* Input material *
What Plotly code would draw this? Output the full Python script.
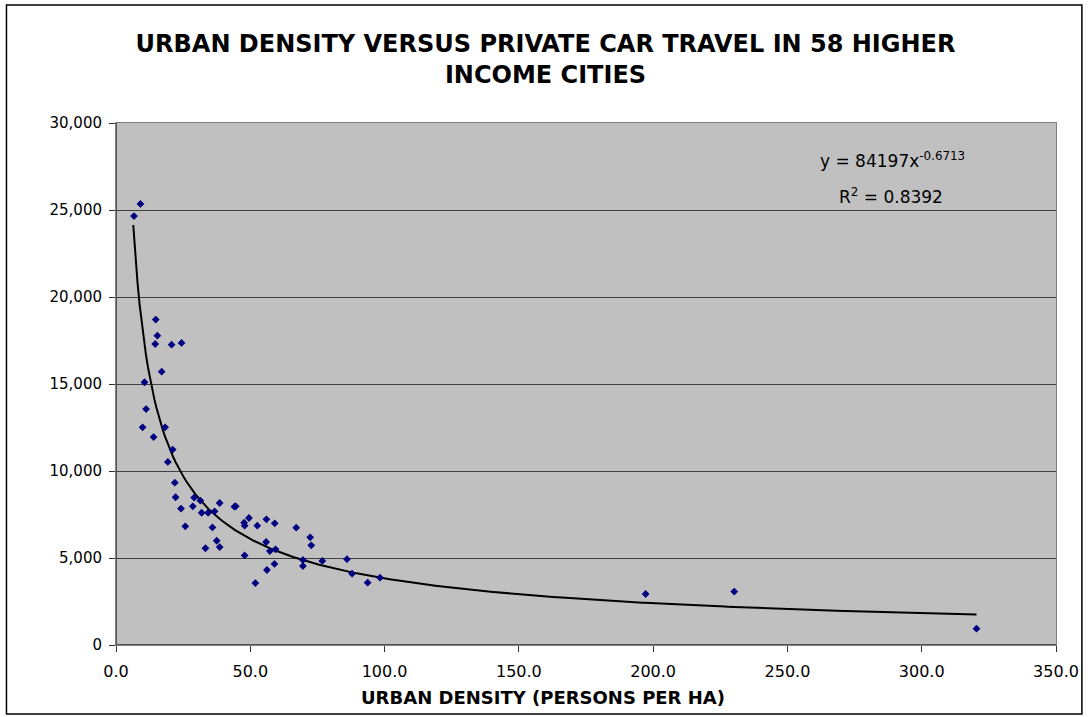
* * *
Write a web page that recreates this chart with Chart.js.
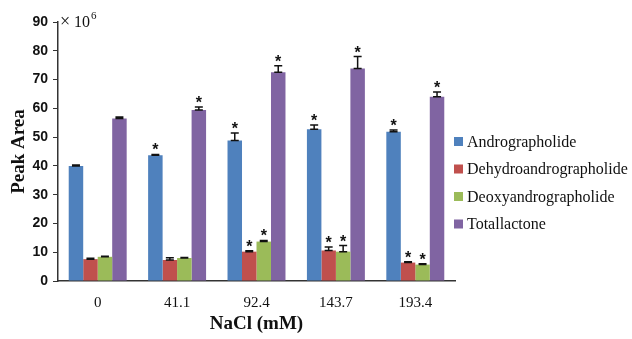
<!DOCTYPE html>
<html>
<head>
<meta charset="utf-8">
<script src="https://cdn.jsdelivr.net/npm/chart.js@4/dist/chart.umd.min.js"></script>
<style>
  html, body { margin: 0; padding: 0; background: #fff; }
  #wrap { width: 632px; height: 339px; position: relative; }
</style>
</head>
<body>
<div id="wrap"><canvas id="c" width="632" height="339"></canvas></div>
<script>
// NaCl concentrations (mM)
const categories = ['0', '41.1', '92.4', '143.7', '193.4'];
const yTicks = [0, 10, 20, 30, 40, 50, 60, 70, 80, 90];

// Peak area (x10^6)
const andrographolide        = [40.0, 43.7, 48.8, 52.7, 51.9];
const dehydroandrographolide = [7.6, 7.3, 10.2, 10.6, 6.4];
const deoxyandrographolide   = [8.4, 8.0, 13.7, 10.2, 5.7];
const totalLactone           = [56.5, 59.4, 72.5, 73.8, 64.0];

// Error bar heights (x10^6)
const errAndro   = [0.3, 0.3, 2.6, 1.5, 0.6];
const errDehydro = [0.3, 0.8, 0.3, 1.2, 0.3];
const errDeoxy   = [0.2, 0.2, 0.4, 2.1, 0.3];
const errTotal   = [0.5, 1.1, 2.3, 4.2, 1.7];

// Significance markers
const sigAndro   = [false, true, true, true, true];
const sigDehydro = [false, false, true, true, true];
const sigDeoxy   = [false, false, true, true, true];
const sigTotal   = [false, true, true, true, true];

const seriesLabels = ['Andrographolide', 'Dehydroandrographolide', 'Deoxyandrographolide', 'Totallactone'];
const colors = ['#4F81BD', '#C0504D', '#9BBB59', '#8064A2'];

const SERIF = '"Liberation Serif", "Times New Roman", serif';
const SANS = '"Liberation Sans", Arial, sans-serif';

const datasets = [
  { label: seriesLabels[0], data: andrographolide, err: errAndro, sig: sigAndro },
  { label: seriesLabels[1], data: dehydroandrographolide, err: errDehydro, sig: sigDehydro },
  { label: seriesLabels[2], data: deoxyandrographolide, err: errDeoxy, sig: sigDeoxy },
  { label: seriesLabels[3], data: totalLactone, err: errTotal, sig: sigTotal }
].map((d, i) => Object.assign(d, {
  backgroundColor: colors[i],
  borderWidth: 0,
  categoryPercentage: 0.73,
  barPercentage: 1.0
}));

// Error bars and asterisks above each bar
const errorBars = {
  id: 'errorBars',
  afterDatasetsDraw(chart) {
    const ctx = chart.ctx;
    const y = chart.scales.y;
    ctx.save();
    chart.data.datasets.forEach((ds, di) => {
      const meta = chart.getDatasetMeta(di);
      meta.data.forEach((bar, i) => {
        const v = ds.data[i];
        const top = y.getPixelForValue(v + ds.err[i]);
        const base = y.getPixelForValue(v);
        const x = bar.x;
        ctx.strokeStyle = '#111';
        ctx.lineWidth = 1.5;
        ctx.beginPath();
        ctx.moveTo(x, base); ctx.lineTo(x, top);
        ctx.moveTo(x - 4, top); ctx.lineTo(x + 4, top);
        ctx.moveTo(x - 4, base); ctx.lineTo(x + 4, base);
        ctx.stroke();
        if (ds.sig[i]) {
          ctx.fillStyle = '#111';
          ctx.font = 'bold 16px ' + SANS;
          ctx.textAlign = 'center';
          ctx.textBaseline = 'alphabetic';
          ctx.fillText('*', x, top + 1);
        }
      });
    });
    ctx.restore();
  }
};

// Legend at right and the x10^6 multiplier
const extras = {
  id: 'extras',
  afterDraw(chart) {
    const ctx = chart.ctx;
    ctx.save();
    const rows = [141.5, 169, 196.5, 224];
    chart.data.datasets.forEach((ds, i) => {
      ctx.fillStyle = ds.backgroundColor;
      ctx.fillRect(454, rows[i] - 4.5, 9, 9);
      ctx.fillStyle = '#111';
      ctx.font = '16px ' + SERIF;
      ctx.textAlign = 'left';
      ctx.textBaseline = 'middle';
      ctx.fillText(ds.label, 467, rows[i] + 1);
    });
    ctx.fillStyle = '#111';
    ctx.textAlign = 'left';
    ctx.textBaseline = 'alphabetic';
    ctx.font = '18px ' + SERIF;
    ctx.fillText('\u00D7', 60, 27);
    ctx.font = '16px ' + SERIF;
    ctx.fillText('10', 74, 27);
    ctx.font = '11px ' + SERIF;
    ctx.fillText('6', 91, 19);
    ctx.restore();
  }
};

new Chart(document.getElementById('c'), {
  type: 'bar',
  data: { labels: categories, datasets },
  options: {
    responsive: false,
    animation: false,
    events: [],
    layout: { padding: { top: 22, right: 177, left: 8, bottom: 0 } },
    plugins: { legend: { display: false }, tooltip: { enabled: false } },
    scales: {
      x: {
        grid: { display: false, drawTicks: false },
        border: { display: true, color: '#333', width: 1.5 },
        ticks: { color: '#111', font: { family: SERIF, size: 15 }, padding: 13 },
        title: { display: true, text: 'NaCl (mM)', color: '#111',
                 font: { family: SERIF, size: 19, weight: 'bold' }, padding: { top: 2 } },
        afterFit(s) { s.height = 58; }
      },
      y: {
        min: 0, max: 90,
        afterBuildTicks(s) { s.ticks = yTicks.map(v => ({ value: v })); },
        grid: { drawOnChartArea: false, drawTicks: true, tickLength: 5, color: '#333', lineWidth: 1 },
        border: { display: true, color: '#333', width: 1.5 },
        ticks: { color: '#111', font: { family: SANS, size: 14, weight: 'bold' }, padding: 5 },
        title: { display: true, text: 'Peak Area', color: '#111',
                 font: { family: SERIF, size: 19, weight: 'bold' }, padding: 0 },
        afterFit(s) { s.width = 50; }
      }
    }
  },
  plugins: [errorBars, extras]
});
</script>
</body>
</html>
---
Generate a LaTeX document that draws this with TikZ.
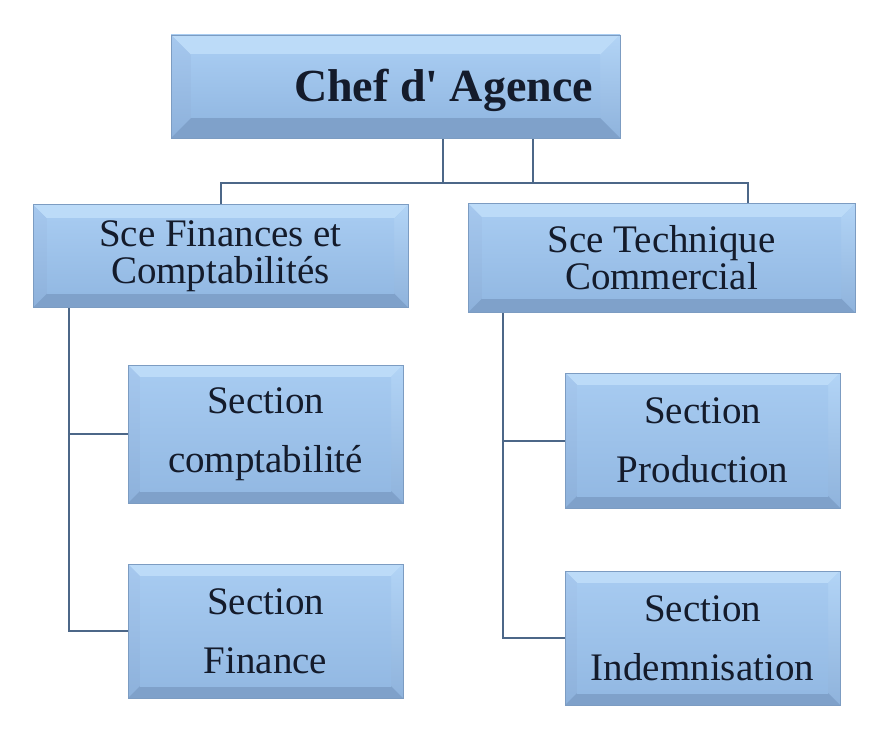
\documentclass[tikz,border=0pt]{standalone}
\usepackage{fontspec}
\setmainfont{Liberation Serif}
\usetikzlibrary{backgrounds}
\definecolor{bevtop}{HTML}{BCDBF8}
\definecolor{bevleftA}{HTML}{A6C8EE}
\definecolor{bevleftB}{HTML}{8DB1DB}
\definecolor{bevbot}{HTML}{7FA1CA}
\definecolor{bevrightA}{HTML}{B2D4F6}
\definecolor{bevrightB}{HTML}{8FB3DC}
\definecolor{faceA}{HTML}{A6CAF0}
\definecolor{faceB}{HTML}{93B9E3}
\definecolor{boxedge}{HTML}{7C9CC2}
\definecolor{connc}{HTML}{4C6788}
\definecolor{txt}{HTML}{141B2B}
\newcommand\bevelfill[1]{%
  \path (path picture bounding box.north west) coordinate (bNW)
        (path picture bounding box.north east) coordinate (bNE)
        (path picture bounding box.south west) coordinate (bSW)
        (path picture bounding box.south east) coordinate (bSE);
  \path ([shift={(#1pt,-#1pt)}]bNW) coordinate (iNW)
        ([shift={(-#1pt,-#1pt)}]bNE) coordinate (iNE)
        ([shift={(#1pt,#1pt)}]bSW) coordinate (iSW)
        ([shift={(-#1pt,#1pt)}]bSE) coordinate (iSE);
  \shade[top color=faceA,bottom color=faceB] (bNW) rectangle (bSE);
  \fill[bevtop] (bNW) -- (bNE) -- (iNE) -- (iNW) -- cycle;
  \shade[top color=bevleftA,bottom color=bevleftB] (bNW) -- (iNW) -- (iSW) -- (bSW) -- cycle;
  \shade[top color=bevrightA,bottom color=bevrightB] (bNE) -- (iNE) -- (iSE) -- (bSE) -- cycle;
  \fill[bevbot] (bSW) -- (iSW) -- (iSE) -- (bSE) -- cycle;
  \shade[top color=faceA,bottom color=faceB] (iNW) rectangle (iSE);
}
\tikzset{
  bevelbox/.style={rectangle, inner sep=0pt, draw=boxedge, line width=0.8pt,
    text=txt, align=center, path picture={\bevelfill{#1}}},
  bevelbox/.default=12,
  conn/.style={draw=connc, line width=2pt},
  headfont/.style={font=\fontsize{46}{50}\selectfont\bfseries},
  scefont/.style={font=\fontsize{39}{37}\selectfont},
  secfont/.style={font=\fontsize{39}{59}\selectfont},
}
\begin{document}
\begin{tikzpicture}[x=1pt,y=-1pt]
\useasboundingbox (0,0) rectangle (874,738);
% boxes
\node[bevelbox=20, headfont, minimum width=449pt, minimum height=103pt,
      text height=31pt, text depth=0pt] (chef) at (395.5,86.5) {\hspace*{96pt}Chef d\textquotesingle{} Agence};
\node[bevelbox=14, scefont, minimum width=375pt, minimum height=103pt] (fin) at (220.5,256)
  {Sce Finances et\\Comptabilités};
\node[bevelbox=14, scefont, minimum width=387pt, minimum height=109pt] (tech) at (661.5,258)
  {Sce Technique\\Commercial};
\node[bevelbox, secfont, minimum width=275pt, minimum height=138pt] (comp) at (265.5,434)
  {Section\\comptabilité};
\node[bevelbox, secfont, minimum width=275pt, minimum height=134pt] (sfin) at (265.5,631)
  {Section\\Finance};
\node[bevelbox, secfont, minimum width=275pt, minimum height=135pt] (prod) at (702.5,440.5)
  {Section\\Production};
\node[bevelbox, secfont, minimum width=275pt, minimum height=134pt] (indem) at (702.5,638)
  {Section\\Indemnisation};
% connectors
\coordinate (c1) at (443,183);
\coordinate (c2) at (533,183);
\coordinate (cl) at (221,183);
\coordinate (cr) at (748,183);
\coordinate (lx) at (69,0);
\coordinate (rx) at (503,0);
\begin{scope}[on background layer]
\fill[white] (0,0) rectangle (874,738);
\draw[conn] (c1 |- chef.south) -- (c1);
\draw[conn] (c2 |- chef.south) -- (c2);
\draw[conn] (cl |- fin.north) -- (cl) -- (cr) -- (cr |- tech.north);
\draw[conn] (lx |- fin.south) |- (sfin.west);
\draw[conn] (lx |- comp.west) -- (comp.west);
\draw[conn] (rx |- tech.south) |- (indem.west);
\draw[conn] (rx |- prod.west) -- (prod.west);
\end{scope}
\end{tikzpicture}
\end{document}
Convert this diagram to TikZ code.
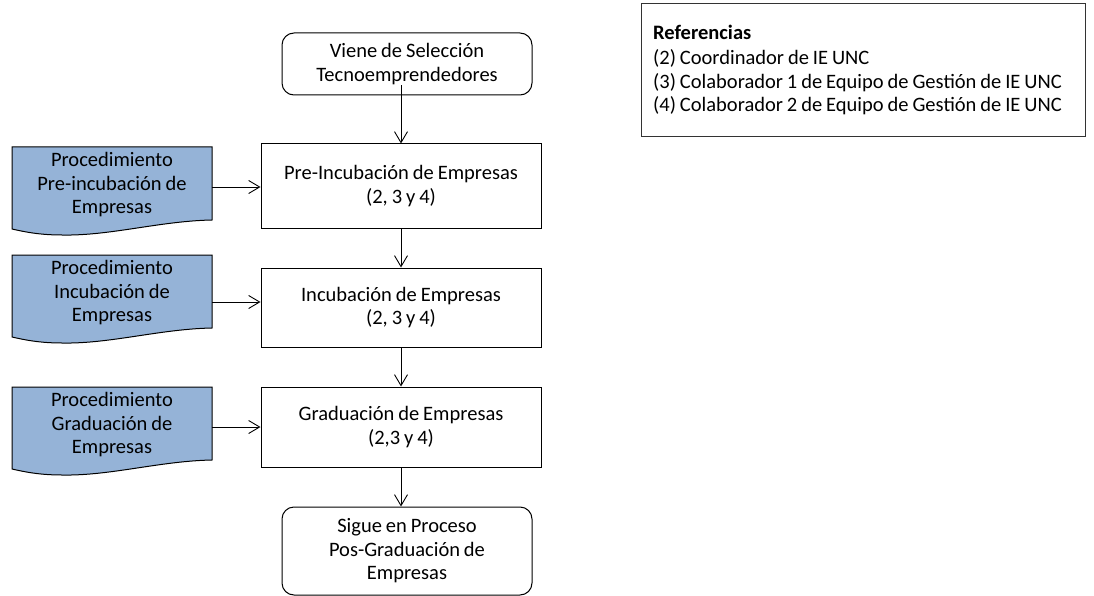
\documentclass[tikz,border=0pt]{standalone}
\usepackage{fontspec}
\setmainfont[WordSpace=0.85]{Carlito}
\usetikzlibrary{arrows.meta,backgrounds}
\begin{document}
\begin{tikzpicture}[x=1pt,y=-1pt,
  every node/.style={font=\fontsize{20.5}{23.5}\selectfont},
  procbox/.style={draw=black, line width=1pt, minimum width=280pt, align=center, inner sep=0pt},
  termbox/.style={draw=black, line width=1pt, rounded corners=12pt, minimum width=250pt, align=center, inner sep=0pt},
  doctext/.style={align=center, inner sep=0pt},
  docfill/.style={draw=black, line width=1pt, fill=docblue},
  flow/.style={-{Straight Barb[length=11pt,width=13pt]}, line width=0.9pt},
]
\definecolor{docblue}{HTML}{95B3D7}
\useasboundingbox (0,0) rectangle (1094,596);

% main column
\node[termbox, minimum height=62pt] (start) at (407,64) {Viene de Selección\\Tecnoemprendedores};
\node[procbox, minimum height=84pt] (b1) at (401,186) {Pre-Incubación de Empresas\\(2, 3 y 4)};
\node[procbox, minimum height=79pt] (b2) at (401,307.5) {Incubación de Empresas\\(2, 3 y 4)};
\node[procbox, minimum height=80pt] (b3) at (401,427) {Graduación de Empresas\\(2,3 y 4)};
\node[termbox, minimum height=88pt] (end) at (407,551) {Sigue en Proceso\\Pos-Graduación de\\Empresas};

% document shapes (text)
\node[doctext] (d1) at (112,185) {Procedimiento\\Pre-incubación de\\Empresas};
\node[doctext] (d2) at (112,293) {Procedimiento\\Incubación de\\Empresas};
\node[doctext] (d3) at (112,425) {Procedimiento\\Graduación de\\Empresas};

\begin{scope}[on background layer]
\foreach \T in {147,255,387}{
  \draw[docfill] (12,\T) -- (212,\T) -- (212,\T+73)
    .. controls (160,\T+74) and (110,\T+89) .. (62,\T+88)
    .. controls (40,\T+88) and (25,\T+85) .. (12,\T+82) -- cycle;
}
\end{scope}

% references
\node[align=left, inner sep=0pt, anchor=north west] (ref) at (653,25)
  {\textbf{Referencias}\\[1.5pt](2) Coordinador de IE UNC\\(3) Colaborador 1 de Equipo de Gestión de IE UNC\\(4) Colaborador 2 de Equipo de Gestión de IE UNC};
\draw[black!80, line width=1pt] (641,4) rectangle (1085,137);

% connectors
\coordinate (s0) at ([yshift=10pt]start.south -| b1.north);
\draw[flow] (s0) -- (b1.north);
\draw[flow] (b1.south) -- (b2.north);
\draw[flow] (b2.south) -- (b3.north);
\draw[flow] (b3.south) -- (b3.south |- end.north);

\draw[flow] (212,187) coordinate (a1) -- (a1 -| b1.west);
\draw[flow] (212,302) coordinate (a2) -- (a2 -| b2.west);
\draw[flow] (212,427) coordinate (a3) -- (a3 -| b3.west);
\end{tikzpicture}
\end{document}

* What you should do *
Reproduce each line from the records that contains the word "code".

* Worked solution *
What Plotly code would draw this? Output the full Python script.
Convert this diagram to TikZ code.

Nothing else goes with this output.